1k views Asked by At

I am trying out AWS App-Mesh, I have pushed an image to ECR which starts a web server on 8080 port, and created an ECS service for it. I have been following this guide just to try out the service https://docs.aws.amazon.com/app-mesh/latest/userguide/getting-started-ecs.html . When I get to the part where I update my service with enabled AppMesh, my task gets stuck in the PENDING state and envoy task is unhealthy (screenshot attached)

I am using

840364872350.dkr.ecr.us-east-1.amazonaws.com/aws-appmesh-envoy:v1.21.1.2-prod

as envoy image

enter image description here

To be honest I don't really understand how this works and I want to know if I can debug this somehow to understand the problem. Thank you in advance !

1

There are 1 answers

0
Patrick On

With ECS AppMesh Integration, a ContainerDependency(container startup order) is added to the application container to only start if envoy is healthy. See images below:

Application Container with Container Ordering (View container)

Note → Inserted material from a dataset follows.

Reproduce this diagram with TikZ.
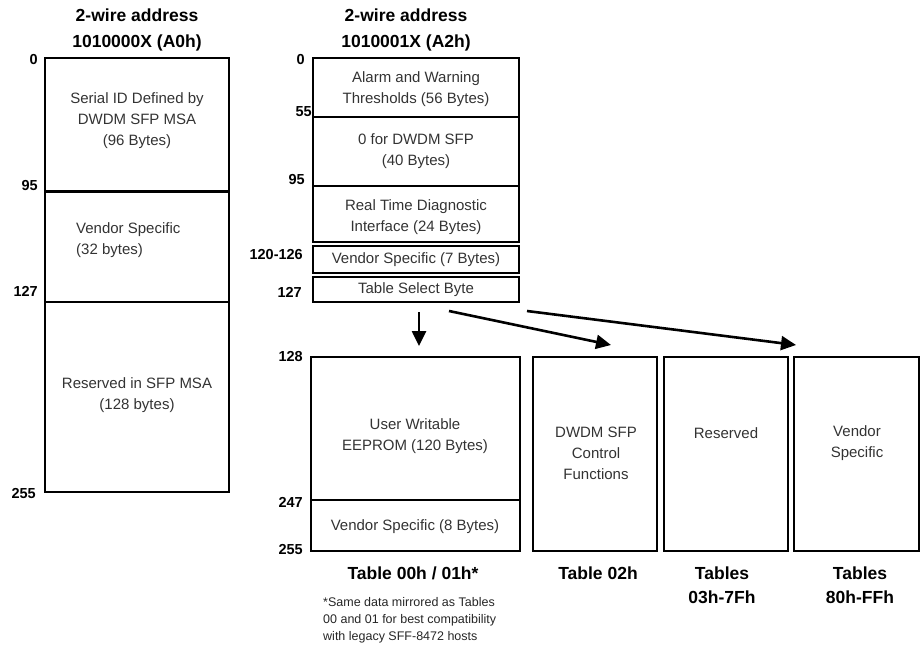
\documentclass[tikz,border=0pt]{standalone}
\usepackage{fontspec}
\setmainfont{Liberation Sans}
\usetikzlibrary{arrows.meta}
\tikzset{
  cell/.style={draw=black,line width=2.3pt},
  inner/.style={inner sep=0pt,text=black!80,font=\fontsize{15}{21}\selectfont,align=center},
  addr/.style={inner sep=0pt,anchor=east,font=\bfseries\fontsize{14.5}{16}\selectfont},
  head/.style={inner sep=0pt,align=center,font=\bfseries\fontsize{17.5}{26}\selectfont},
  note/.style={inner sep=0pt,anchor=west,align=left,text=black!85,font=\fontsize{12.5}{17}\selectfont},
  selarrow/.style={line width=2.6pt,-{Triangle[length=15pt,width=14pt]}}
}
\begin{document}
\begin{tikzpicture}[x=1pt,y=-1pt]
\useasboundingbox (0,0) rectangle (923,647);

% headers
\node[head] (hA0) at (137,30) {2-wire address\\1010000X (A0h)};
\node[head] (hA2) at (406,30) {2-wire address\\1010001X (A2h)};

% A0h map
\draw[cell] (45,58) rectangle (229,492);
\draw[cell,line width=3pt] (45,192) -- (229,192);
\draw[cell] (45,302) -- (229,302);
\node[inner] (serial) at (137,121) {Serial ID Defined by\\DWDM SFP MSA\\(96 Bytes)};
\node[inner,align=left,anchor=west] (vendA0) at (76,240) {Vendor Specific\\(32 bytes)};
\node[inner] (resA0) at (137,395) {Reserved in SFP MSA\\(128 bytes)};
\node[addr] at (38,60) {0};
\node[addr] at (38,186) {95};
\node[addr] at (38,291) {127};
\node[addr] at (36,494) {255};

% A2h map, lower half
\draw[cell] (313,58) rectangle (519,242);
\draw[cell] (313,117) -- (519,117);
\draw[cell] (313,186) -- (519,186);
\draw[cell] (313,246) rectangle (519,273);
\draw[cell] (313,277) rectangle (519,302);
\node[inner] (alarm) at (416,89) {Alarm and Warning\\Thresholds (56 Bytes)};
\node[inner] (zero) at (416,151) {0 for DWDM SFP\\(40 Bytes)};
\node[inner] (rtdi) at (416,217) {Real Time Diagnostic\\Interface (24 Bytes)};
\node[inner] (vendA2) at (416,260) {Vendor Specific (7 Bytes)};
\node[inner] (tsel) at (416,290) {Table Select Byte};
\node[addr] at (305,60) {0};
\node[addr] at (312,112) {55};
\node[addr] at (305,180) {95};
\node[addr] at (303,255) {120-126};
\node[addr] at (302,292) {127};

% A2h map, upper half (tables)
\draw[cell] (311,357) rectangle (520,551);
\draw[cell] (311,500) -- (520,500);
\draw[cell] (533,357) rectangle (657,551);
\draw[cell] (664,357) rectangle (788,551);
\draw[cell] (794,357) rectangle (919,551);
\node[inner] (user) at (415,436) {User Writable\\EEPROM (120 Bytes)};
\node[inner] (vend00) at (415,527) {Vendor Specific (8 Bytes)};
\node[inner] (ctrl) at (596,453) {DWDM SFP\\Control\\Functions};
\node[inner] (res03) at (726,433) {Reserved};
\node[inner] (vend80) at (857,443) {Vendor\\Specific};
\node[addr] at (303,357) {128};
\node[addr] at (303,502) {247};
\node[addr] at (303,550) {255};

\node[head] (cap00) at (413,573) {Table 00h / 01h*};
\node[head] (cap02) at (598,573) {Table 02h};
\node[head,font=\bfseries\fontsize{17.5}{24}\selectfont] (cap03) at (722,585) {Tables\\03h-7Fh};
\node[head,font=\bfseries\fontsize{17.5}{24}\selectfont] (cap80) at (860,585) {Tables\\80h-FFh};
\node[note] (foot) at (323,620) {*Same data mirrored as Tables\\00 and 01 for best compatibility\\with legacy SFF-8472 hosts};

% table select arrows
\coordinate (s00) at (419,312);
\coordinate (s02) at (449,311);
\coordinate (s80) at (527,311);
\coordinate (e00) at (419,346);
\coordinate (e02) at (611,345);
\coordinate (e80) at (796,345);
\draw[selarrow] (s00) -- (e00);
\draw[selarrow] (s02) -- (e02);
\draw[selarrow] (s80) -- (e80);
\end{tikzpicture}
\end{document}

Application Container with Container Ordering (Edit task/container)

In order to find out why envoy container is UNHEALTHY I would suggest enabling logging on the envoy container. In my scenario the envoy container couldn't retrieve EC2 Task Metadata (see below snippet) and hence the envoy container was UNHEALTHY in my case, so the ECS task would remain in pending indefinitely.

[error][aws] [source/extensions/common/aws/credentials_provider_impl.cc:118] Could not retrieve credentials listing from the EC2MetadataService

After adding the necessary permission in the ECS Task Role, the issue was resolved, as the envoy container was healthy and the application container can start as well. Hope the above helps.